Lastly, we examined our genomic signature among the four distinct TCGA gene expression profile subtypes of ovarian cancer, namely immunoreactive, proliferative, differentiated and mesenchymal subtypes. These subtypes have been found to confer different prognoses, with the immunoreactive presenting the best and the mesenchymal the worst [
33]. The NFGS was significantly overexpressed in the mesenchymal group; this was followed by increasingly lower levels in the immunoreactive, differentiated and proliferative groups, respectively. The epithelial-mesenchymal transition, a process by which epithelial cells acquire mesenchymal characteristics such as increased motility and invasion, is associated with the upregulation of genes involved in cell migration and invasion, and is associated with platinum-resistance in epithelial ovarian cancer [
34]. Platinum-resistant ovarian cancer cells have been shown to harbor a different metabolic profile than platinum-sensitive ovarian cancer cells; targeting their metabolic pathways, perhaps by some form of calorie restriction, may yield beneficial results in overcoming their resistance [
34].
Our study has a few inherent limitations. Firstly, metabolic pathways are complex and interconnected; the genomic signature we chose to employ is a very simplified model, undoubtedly less intricate and diverse than the true metabolic profile presented by cancers in general and ovarian cancer specifically. Secondly, even though we focused on ovarian tissue models, most studies were performed on animals and trials in human ovarian tissue are scarce. A third point is the multitude of dietary interventions available and the potential different effect each modality may have on the transcriptome. Lastly, our database was lacking information on factors that may have influenced survival, such as smoking status, environmental factors and other comorbidities.

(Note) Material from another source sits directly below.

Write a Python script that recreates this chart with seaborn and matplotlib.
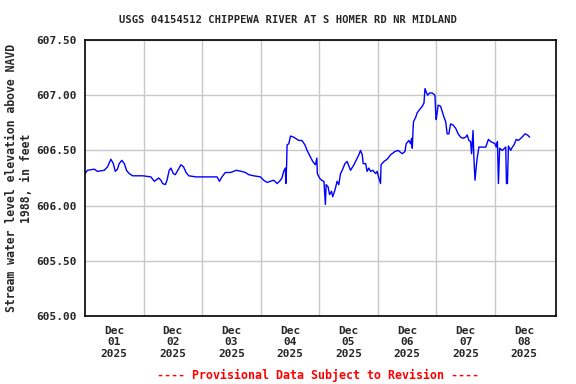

We acknowledge all limitations, particularly that our model represents a gross oversimplification. It’s possible that other proteins could have been added or different proteins chosen. Nevertheless, we attempted to mitigate these shortcomings by selecting a genomic profile that has been unequivocally validated, primarily through trials in ovarian tissue. We also took care to select alterations that were consistently induced by most, if not all, dietary interventions. Lastly, the primary aim of this article is conceptual; namely, to shed light on a frequently overlooked aspect—the potential added benefit of caloric restriction to cancer therapy. The identification of a “non-fasting” genomic signature associated with adverse outcomes in ovarian cancer underscores the importance of considering dietary interventions in patient care and strengthens the increasing evidence that nutritional interventions may improve their prognosis [
35]. Additional research is required to explore the impact of different forms of caloric restrictions on the human ovarian tissue and whole blood transcriptome, aiming to elucidate their potential role as supplementary approaches to standard treatment of ovarian cancer. While our research findings are focused on ovarian cancer, the methodology employed suggests the potential to create non-fasting genomic signatures for other specific tumors, extending the implications and applicability of our study.